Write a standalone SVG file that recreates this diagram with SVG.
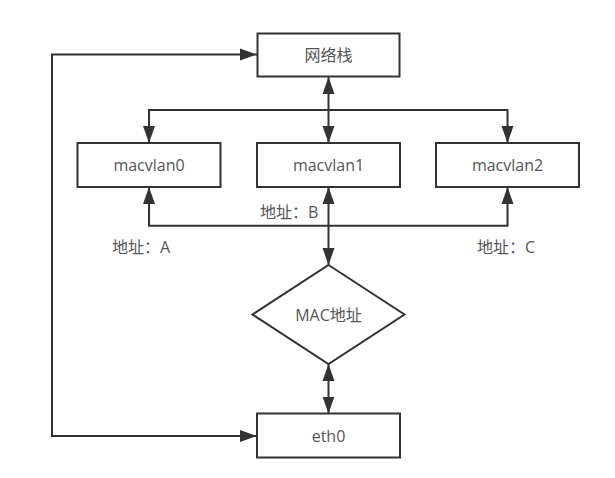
<svg xmlns="http://www.w3.org/2000/svg" width="615" height="478" viewBox="0 0 615 478">
<style>
.box{fill:#fff;stroke:#333;stroke-width:2}
.lbl{font-family:"Open Sans","Noto Sans CJK SC",sans-serif;font-size:16px;fill:#555;text-anchor:middle;dominant-baseline:central}
.note{font-family:"Open Sans","Noto Sans CJK SC",sans-serif;font-size:16px;fill:#555;dominant-baseline:central}
.edge{fill:none;stroke:#333;stroke-width:2}
</style>
<defs>
<marker id="arr" markerUnits="userSpaceOnUse" markerWidth="18" markerHeight="14" refX="17" refY="6" orient="auto-start-reverse" viewBox="0 0 18 12">
<path d="M0,0 L17,6 L0,12 z" fill="#333"/>
</marker>
</defs>
<rect width="615" height="478" fill="#fff"/>
<g id="connectors">
<path class="edge" d="M328.5,77 V143" marker-start="url(#arr)" marker-end="url(#arr)"/>
<path class="edge" d="M328.5,110 H149 V143" marker-end="url(#arr)"/>
<path class="edge" d="M328.5,110 H507.5 V143" marker-end="url(#arr)"/>
<path class="edge" d="M328.5,265 V187" marker-start="url(#arr)" marker-end="url(#arr)"/>
<path class="edge" d="M328.5,225.7 H149 V187" marker-end="url(#arr)"/>
<path class="edge" d="M328.5,225.7 H507.5 V187" marker-end="url(#arr)"/>
<path class="edge" d="M328.5,364 V413.5" marker-start="url(#arr)" marker-end="url(#arr)"/>
<path class="edge" d="M257,436 H52 V54.5 H257" marker-start="url(#arr)" marker-end="url(#arr)"/>
</g>
<g id="node-stack">
<rect class="box" x="257.5" y="33.5" width="142" height="43"/>
<text class="lbl" x="328.5" y="55">网络栈</text>
</g>
<g id="node-macvlan0">
<rect class="box" x="77.5" y="143" width="143" height="44"/>
<text class="lbl" x="149" y="165">macvlan0</text>
</g>
<g id="node-macvlan1">
<rect class="box" x="257" y="143" width="143" height="44"/>
<text class="lbl" x="328.5" y="165">macvlan1</text>
</g>
<g id="node-macvlan2">
<rect class="box" x="436" y="143" width="143" height="44"/>
<text class="lbl" x="507.5" y="165">macvlan2</text>
</g>
<g id="node-mac">
<polygon class="box" points="328.5,265 404.5,314.5 328.5,364 252.5,314.5"/>
<text class="lbl" x="328.5" y="315">MAC地址</text>
</g>
<g id="node-eth0">
<rect class="box" x="257" y="413.5" width="143" height="44"/>
<text class="lbl" x="328.5" y="435.5">eth0</text>
</g>
<g id="labels">
<text class="note" x="112" y="246.7">地址：A</text>
<text class="note" x="260" y="212.3">地址：B</text>
<text class="note" x="477" y="246.7">地址：C</text>
</g>
</svg>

=== Aim of the task ===
Repeat the material above in full and exactly, omitting the pictures.

=== Answer to this problem ===
Write a standalone SVG file that recreates this diagram with SVG.
<svg xmlns="http://www.w3.org/2000/svg" width="615" height="478" viewBox="0 0 615 478">
<style>
.box{fill:#fff;stroke:#333;stroke-width:2}
.lbl{font-family:"Open Sans","Noto Sans CJK SC",sans-serif;font-size:16px;fill:#555;text-anchor:middle;dominant-baseline:central}
.note{font-family:"Open Sans","Noto Sans CJK SC",sans-serif;font-size:16px;fill:#555;dominant-baseline:central}
.edge{fill:none;stroke:#333;stroke-width:2}
</style>
<defs>
<marker id="arr" markerUnits="userSpaceOnUse" markerWidth="18" markerHeight="14" refX="17" refY="6" orient="auto-start-reverse" viewBox="0 0 18 12">
<path d="M0,0 L17,6 L0,12 z" fill="#333"/>
</marker>
</defs>
<rect width="615" height="478" fill="#fff"/>
<g id="connectors">
<path class="edge" d="M328.5,77 V143" marker-start="url(#arr)" marker-end="url(#arr)"/>
<path class="edge" d="M328.5,110 H149 V143" marker-end="url(#arr)"/>
<path class="edge" d="M328.5,110 H507.5 V143" marker-end="url(#arr)"/>
<path class="edge" d="M328.5,265 V187" marker-start="url(#arr)" marker-end="url(#arr)"/>
<path class="edge" d="M328.5,225.7 H149 V187" marker-end="url(#arr)"/>
<path class="edge" d="M328.5,225.7 H507.5 V187" marker-end="url(#arr)"/>
<path class="edge" d="M328.5,364 V413.5" marker-start="url(#arr)" marker-end="url(#arr)"/>
<path class="edge" d="M257,436 H52 V54.5 H257" marker-start="url(#arr)" marker-end="url(#arr)"/>
</g>
<g id="node-stack">
<rect class="box" x="257.5" y="33.5" width="142" height="43"/>
<text class="lbl" x="328.5" y="55">网络栈</text>
</g>
<g id="node-macvlan0">
<rect class="box" x="77.5" y="143" width="143" height="44"/>
<text class="lbl" x="149" y="165">macvlan0</text>
</g>
<g id="node-macvlan1">
<rect class="box" x="257" y="143" width="143" height="44"/>
<text class="lbl" x="328.5" y="165">macvlan1</text>
</g>
<g id="node-macvlan2">
<rect class="box" x="436" y="143" width="143" height="44"/>
<text class="lbl" x="507.5" y="165">macvlan2</text>
</g>
<g id="node-mac">
<polygon class="box" points="328.5,265 404.5,314.5 328.5,364 252.5,314.5"/>
<text class="lbl" x="328.5" y="315">MAC地址</text>
</g>
<g id="node-eth0">
<rect class="box" x="257" y="413.5" width="143" height="44"/>
<text class="lbl" x="328.5" y="435.5">eth0</text>
</g>
<g id="labels">
<text class="note" x="112" y="246.7">地址：A</text>
<text class="note" x="260" y="212.3">地址：B</text>
<text class="note" x="477" y="246.7">地址：C</text>
</g>
</svg>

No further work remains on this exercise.